A desigualdade social fere o metabolismo da Terra. Nossa hybris é imensa. Lutamos contra o relógio, sem a redenção de um Édipo em Colono. Ele não sabia, enquanto
Yanomamis nós sabemos. Melhor fechar os olhos ou arrancá-los? Eis um falso dilema. Precisamos arrostar os desafios, de olhos abertos. Se o céu cair, meu caro Davi, um misto de delicadeza e força poderá reposicioná-lo. Todos os saberes convocados. Tratemos da floresta e de seus povos, das cidades assimétricas, de nossos rios. A mente lúcida e as mãos firmes, para retesar as cordas e içar o azul do céu a maiores altitudes.
Não podemos perder um só deus, começando por Omomë, e também o colibri de Tupã e os deuses araweté. Só assim, como disse o profeta, “o lobo e o cordeiro viverão juntos, e o leopardo se deitará ao lado do cabrito e a vaca e o urso pastarão lado a lado”. 

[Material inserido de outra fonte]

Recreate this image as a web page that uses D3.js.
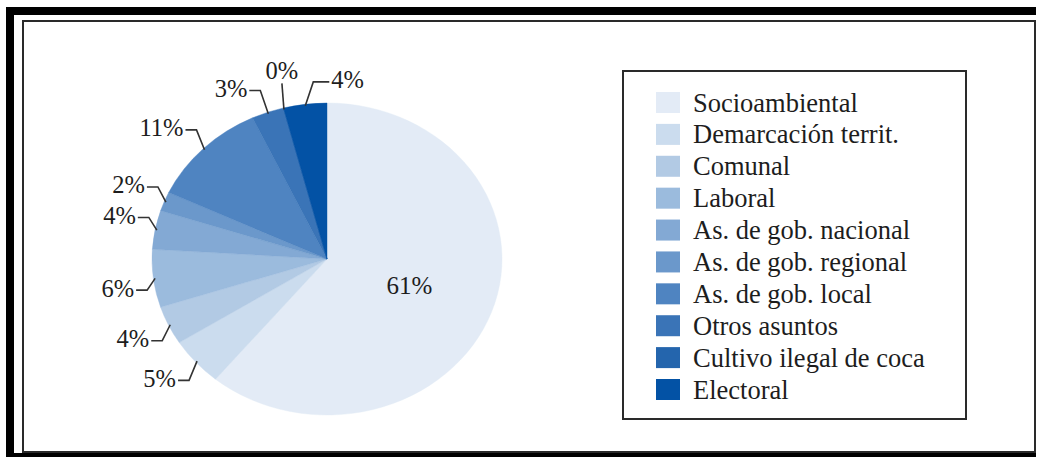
<!DOCTYPE html>
<html>
<head>
<meta charset="utf-8">
<script src="https://cdn.jsdelivr.net/npm/d3@7"></script>
<style>
  html, body { margin: 0; padding: 0; background: #fff; }
  svg { display: block; }
  svg text { font-family: 'Liberation Serif', 'Times New Roman', Tinos, serif !important; }
</style>
</head>
<body>
<svg id="chart" width="1039" height="457"></svg>
<script>
// Conflict categories and their share (%)
const categories = [
  "Socioambiental",
  "Demarcación territ.",
  "Comunal",
  "Laboral",
  "As. de gob. nacional",
  "As. de gob. regional",
  "As. de gob. local",
  "Otros asuntos",
  "Cultivo ilegal de coca",
  "Electoral"
];
const shares = [61, 5, 4, 6, 4, 2, 11, 3, 0, 4];
const shareLabels = ["61%", "5%", "4%", "6%", "4%", "2%", "11%", "3%", "0%", "4%"];
const palette = [
  "#e3ebf6", "#cbdcee", "#b2cae4", "#9bbbdd", "#83a9d4",
  "#6b98cb", "#4f84c1", "#3a74b7", "#2465ad", "#0352a5"
];

const FONT = "'Liberation Serif', 'Times New Roman', Tinos, serif";
const svg = d3.select("#chart");

function addText(x, y, str, size, anchor, baseline) {
  const t = svg.append("text")
    .attr("x", x).attr("y", y)
    .attr("font-family", FONT)
    .attr("font-size", size)
    .attr("fill", "#1d1d1d")
    .attr("text-anchor", anchor || "start")
    .text(str);
  t.style("font-family", FONT, "important");
  if (baseline) t.attr("dominant-baseline", baseline);
  return t;
}

// Double frame
svg.append("rect").attr("x", 6).attr("y", 7).attr("width", 1030).attr("height", 8).attr("fill", "#000");
svg.append("rect").attr("x", 6).attr("y", 7).attr("width", 8).attr("height", 450).attr("fill", "#000");
svg.append("rect").attr("x", 6).attr("y", 453).attr("width", 1030).attr("height", 4).attr("fill", "#000");
svg.append("rect").attr("x", 23).attr("y", 21).attr("width", 1012).attr("height", 431)
  .attr("fill", "none").attr("stroke", "#2a2a2a").attr("stroke-width", 2);

// Pie (drawn on a circle, stretched horizontally into an ellipse)
const cx = 327, cy = 259, rx = 175, ry = 156;
const color = d3.scaleOrdinal().domain(categories).range(palette);
const data = categories.map((c, i) => ({ cat: c, v: shares[i], label: shareLabels[i] }));
const pie = d3.pie().value(d => d.v).sort(null);
const arcs = pie(data);
const arc = d3.arc().innerRadius(0).outerRadius(ry);

const pieG = svg.append("g")
  .attr("transform", `translate(${cx},${cy}) scale(${rx / ry},1)`);
pieG.selectAll("path").data(arcs).enter().append("path")
  .attr("d", arc)
  .attr("fill", d => color(d.data.cat))
  .attr("stroke", d => color(d.data.cat))
  .attr("stroke-width", 0.4);

// Label placement: which side each leader line turns to (-1 left, 1 right, 0 straight up)
const side = { "Electoral": 1, "Cultivo ilegal de coca": 0 };

arcs.forEach((d, i) => {
  const a = (d.startAngle + d.endAngle) / 2;
  const s = Math.sin(a), c = Math.cos(a);
  if (i === 0) {
    addText(cx + rx * 0.5 * s, cy - ry * 0.5 * c, d.data.label, 25, "middle", "central");
    return;
  }
  const dir = side[d.data.cat] !== undefined ? side[d.data.cat] : -1;
  const p0 = [cx + rx * 0.99 * s, cy - ry * 0.99 * c];
  let pts, tx, ty, anchor;
  if (dir === 0) {
    const e = [p0[0] - 2, p0[1] - 26];
    pts = [p0, e];
    tx = e[0]; ty = e[1] - 13; anchor = "middle";
  } else {
    const dy = -Math.sign(c) * (10 + 14 * Math.abs(c));
    const e = [p0[0] + dir * 8, p0[1] + dy];
    const q = [e[0] + dir * (dir > 0 ? 16 : 11), e[1]];
    pts = [p0, e, q];
    tx = q[0] + dir * 2; ty = e[1] - 2; anchor = dir < 0 ? "end" : "start";
  }
  svg.append("path")
    .attr("d", d3.line()(pts))
    .attr("fill", "none")
    .attr("stroke", "#333")
    .attr("stroke-width", 1.6);
  addText(tx, ty, d.data.label, 24.5, anchor, "central");
});

// Legend
svg.append("rect").attr("x", 623).attr("y", 71).attr("width", 343).attr("height", 348)
  .attr("fill", "#fff").attr("stroke", "#2a2a2a").attr("stroke-width", 2);
const rowY = d3.scaleLinear().domain([0, categories.length - 1]).range([92, 379]);
categories.forEach((cat, i) => {
  svg.append("rect").attr("x", 656).attr("y", rowY(i)).attr("width", 24).attr("height", 21)
    .attr("fill", color(cat));
  addText(693, rowY(i) + 19.5, cat, 26.5, "start");
});
</script>
</body>
</html>
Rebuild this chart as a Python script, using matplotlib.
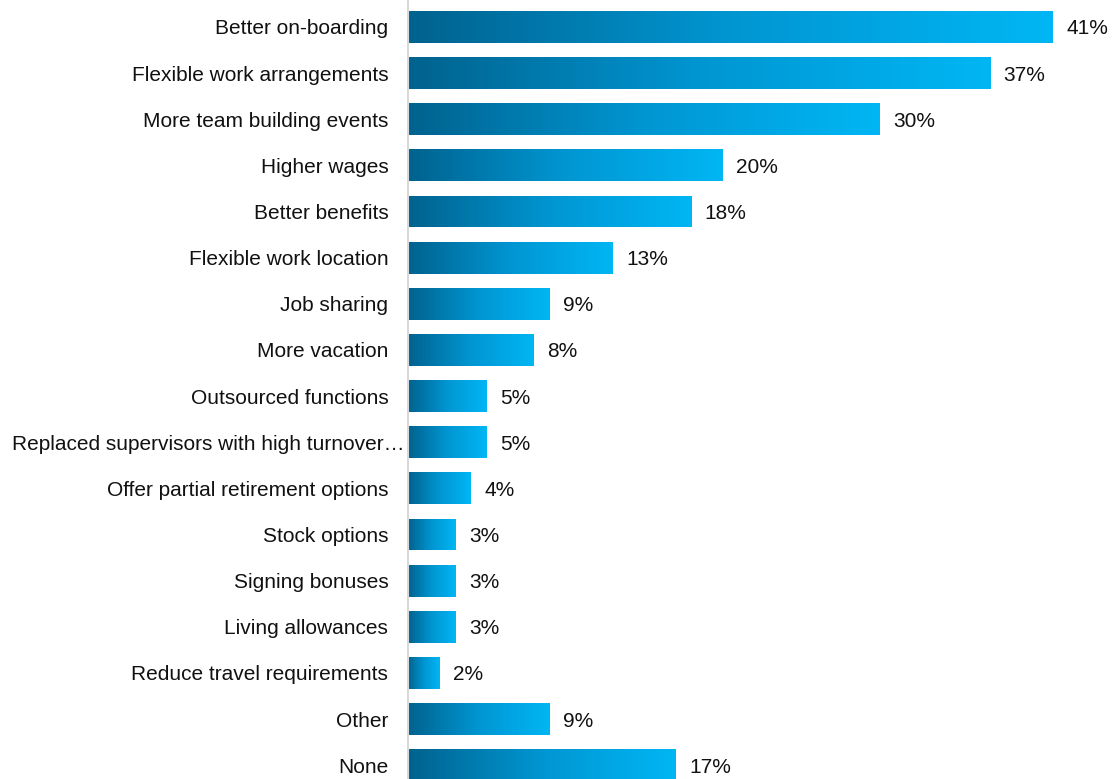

A Terra pode girar em torno do Sol, ainda que devastada, sem a nossa presença. Mas não podemos perder a memória frágil e sublime, escura e luminosa do humano, de
nossos filhos, de nossos ancestrais.
O tempo corre. A nostalgia do mais não recua. O rosto do futuro cresce em nosso espelho. De rosto misterioso e seios fartos. Inteiramente feminino. Começam as dores
do parto. Sentimos desde já sua beleza.